His own Talking Back To The Night '82 was a top 30 album USA, showing complete mastery of studio tools; he carried on sessioning: on Talk Talk's The Colour Of Spring, Billy Joel's The Bridge, soundtrack for Nathalie Delon's film Ils appellant ça un accident (They Call It An Accident). He re-emerged '86 with his glossiest and most commercial record, the triple-platinum hit Back In The High Life, overproduced perhaps compared to the last one, but loaded with that instantly recognized voice: Quincy Jones and James Taylor were among the contributors; the album reached no. 3 in the USA, copped several Grammy nominations, and included a no. 1 USA hit 'Higher Love' (with Chaka Khan and a strong video), as well as a top 10 'The Finer Things'. He then signed with Virgin for Roll With It '88 and Refugees Of The Heart '90. On Island, Chronicles '87 compiled tracks from his solo career; a four-disc set The Finer Things '95 was another compilation; all 51 tracks with the Spencer Davis Group were issued in a set called Eight Gigs A Week: The Steve Winwood Years '96.

Further albums were Junction 7 '97 and About Time 2003, the latter on his own Wincraft Music label.

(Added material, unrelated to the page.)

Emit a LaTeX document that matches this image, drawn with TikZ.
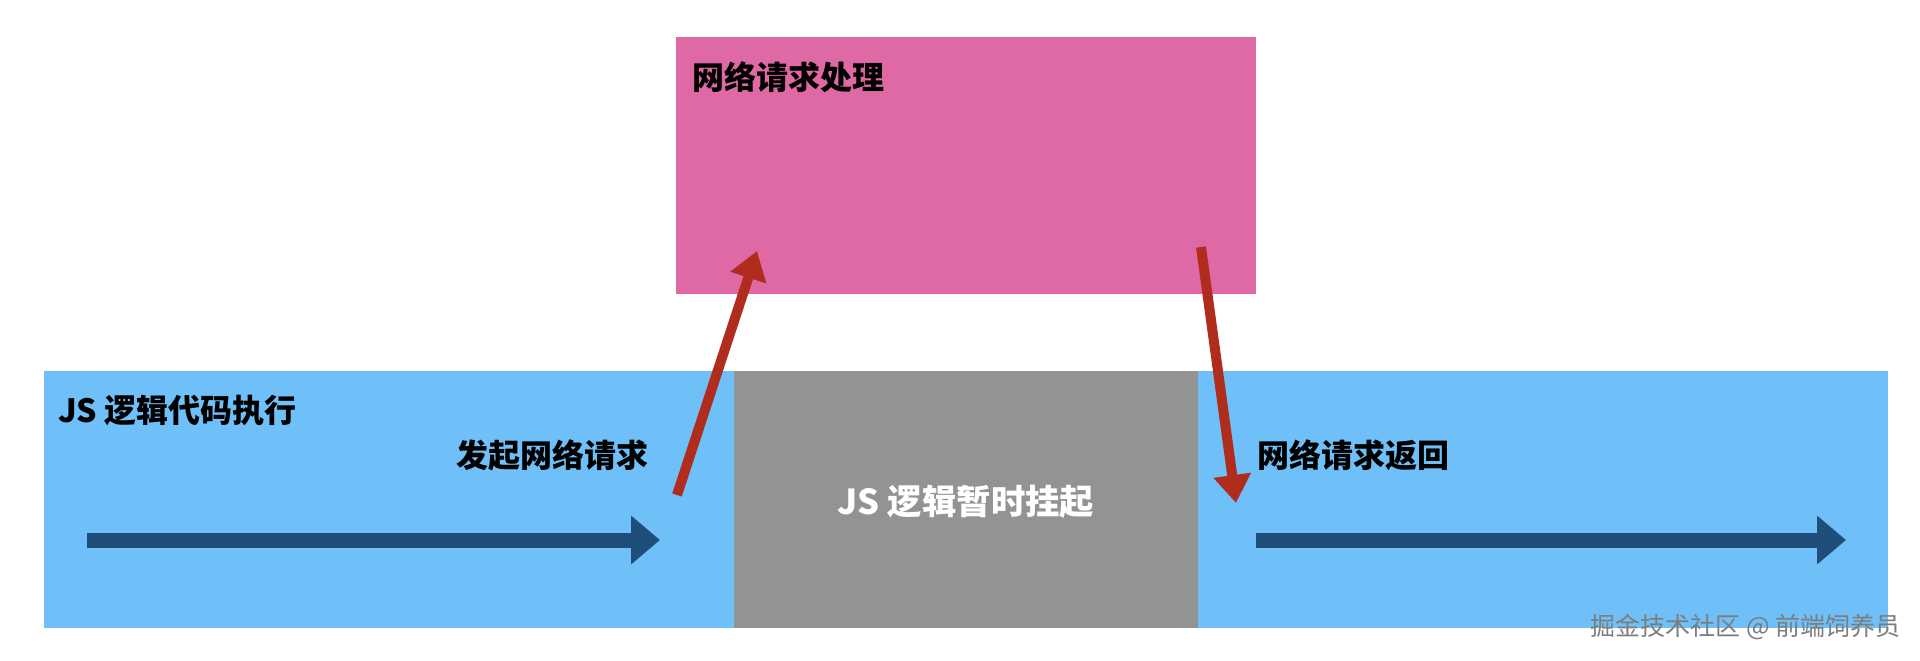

He toured extensively and sessioned, e.g. on Christina Aguilera's Back to Basics 2006. In February 2008, he joined Eric Clapton for three sold-out nights at New York's Madison Square Garden; and in April his ninth solo album, Nine Lives, came out on Columbia, a one-album deal giving him some independence at a time of upheaval in the music business. On this he used his touring band including Brazilian guitarist José Neto, lyricist on About Time, and drummer Richard Bailey, who as a teen had played drums for Bob Marley, Johnny Nash and Jeff Beck. A new accomplice is ex-New Waver Peter Godwin, who wrote most of the lyrics, with Neto assisting. The material came out of what the band played during jams and sound checks, said Winwood, and the album was loaded with Winwood's usual variety of influences and rhythms, always trying to create something unique. Clapton came to Winwood's studio in rural England to record the solo that drives 'Dirty City', the first single.

In May 2008, as he turned 60, he joined Tom Petty & the Heartbreakers on one of summer's top tours, promising to change his own set list at each show, as well as playing with Petty. He and Clapton had filmed the New York concerts for possible high-definition home video release and were thinking about more collaborations in 2008. Winwood considers himself semi-retired, but admits that that means that he is able to do whatever he wants, and knows how lucky he is.